WHAT YOU WILL DO: Reproduce the listing below in full and without alteration, apart from its pictures.
----------
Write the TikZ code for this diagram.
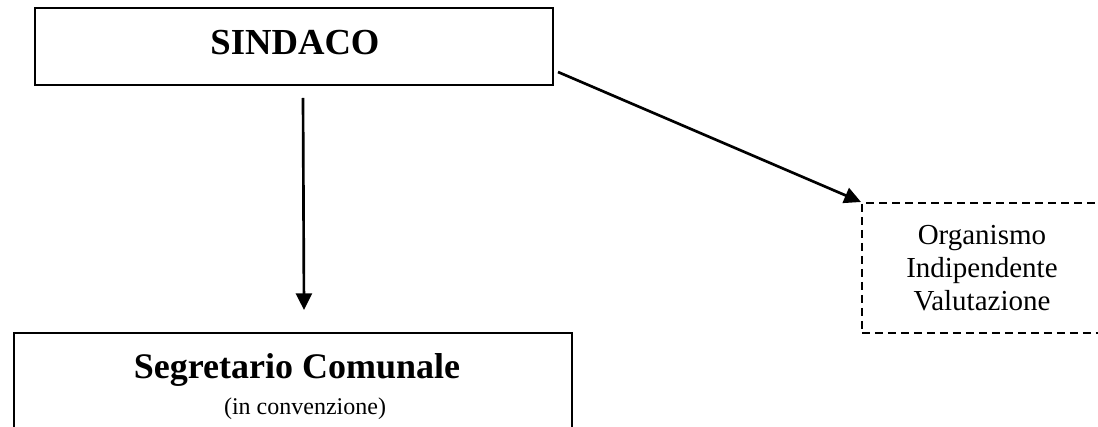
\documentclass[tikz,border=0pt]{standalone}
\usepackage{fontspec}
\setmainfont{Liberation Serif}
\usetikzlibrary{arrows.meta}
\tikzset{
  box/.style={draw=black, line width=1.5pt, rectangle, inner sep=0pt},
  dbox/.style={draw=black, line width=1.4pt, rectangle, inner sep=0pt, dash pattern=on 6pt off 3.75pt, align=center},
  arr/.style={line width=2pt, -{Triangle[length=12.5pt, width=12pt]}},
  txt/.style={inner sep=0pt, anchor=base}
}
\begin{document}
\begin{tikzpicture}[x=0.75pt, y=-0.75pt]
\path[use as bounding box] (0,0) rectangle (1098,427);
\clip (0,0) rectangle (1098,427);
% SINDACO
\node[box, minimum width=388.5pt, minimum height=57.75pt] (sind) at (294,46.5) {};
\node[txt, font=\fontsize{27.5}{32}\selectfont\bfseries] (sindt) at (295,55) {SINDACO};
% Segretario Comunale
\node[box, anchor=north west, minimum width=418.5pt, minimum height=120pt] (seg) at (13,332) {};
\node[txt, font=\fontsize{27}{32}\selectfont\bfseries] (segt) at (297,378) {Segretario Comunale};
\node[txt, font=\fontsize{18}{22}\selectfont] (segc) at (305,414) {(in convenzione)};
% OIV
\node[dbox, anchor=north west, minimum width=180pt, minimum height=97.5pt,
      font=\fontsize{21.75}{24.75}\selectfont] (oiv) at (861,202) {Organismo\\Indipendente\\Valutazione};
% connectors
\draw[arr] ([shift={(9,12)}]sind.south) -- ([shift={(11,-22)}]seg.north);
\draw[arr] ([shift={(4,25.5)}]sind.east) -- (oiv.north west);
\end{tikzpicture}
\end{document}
----------
ANSWER TO THE EXERCISE:
Write the TikZ code for this diagram.
\documentclass[tikz,border=0pt]{standalone}
\usepackage{fontspec}
\setmainfont{Liberation Serif}
\usetikzlibrary{arrows.meta}
\tikzset{
  box/.style={draw=black, line width=1.5pt, rectangle, inner sep=0pt},
  dbox/.style={draw=black, line width=1.4pt, rectangle, inner sep=0pt, dash pattern=on 6pt off 3.75pt, align=center},
  arr/.style={line width=2pt, -{Triangle[length=12.5pt, width=12pt]}},
  txt/.style={inner sep=0pt, anchor=base}
}
\begin{document}
\begin{tikzpicture}[x=0.75pt, y=-0.75pt]
\path[use as bounding box] (0,0) rectangle (1098,427);
\clip (0,0) rectangle (1098,427);
% SINDACO
\node[box, minimum width=388.5pt, minimum height=57.75pt] (sind) at (294,46.5) {};
\node[txt, font=\fontsize{27.5}{32}\selectfont\bfseries] (sindt) at (295,55) {SINDACO};
% Segretario Comunale
\node[box, anchor=north west, minimum width=418.5pt, minimum height=120pt] (seg) at (13,332) {};
\node[txt, font=\fontsize{27}{32}\selectfont\bfseries] (segt) at (297,378) {Segretario Comunale};
\node[txt, font=\fontsize{18}{22}\selectfont] (segc) at (305,414) {(in convenzione)};
% OIV
\node[dbox, anchor=north west, minimum width=180pt, minimum height=97.5pt,
      font=\fontsize{21.75}{24.75}\selectfont] (oiv) at (861,202) {Organismo\\Indipendente\\Valutazione};
% connectors
\draw[arr] ([shift={(9,12)}]sind.south) -- ([shift={(11,-22)}]seg.north);
\draw[arr] ([shift={(4,25.5)}]sind.east) -- (oiv.north west);
\end{tikzpicture}
\end{document}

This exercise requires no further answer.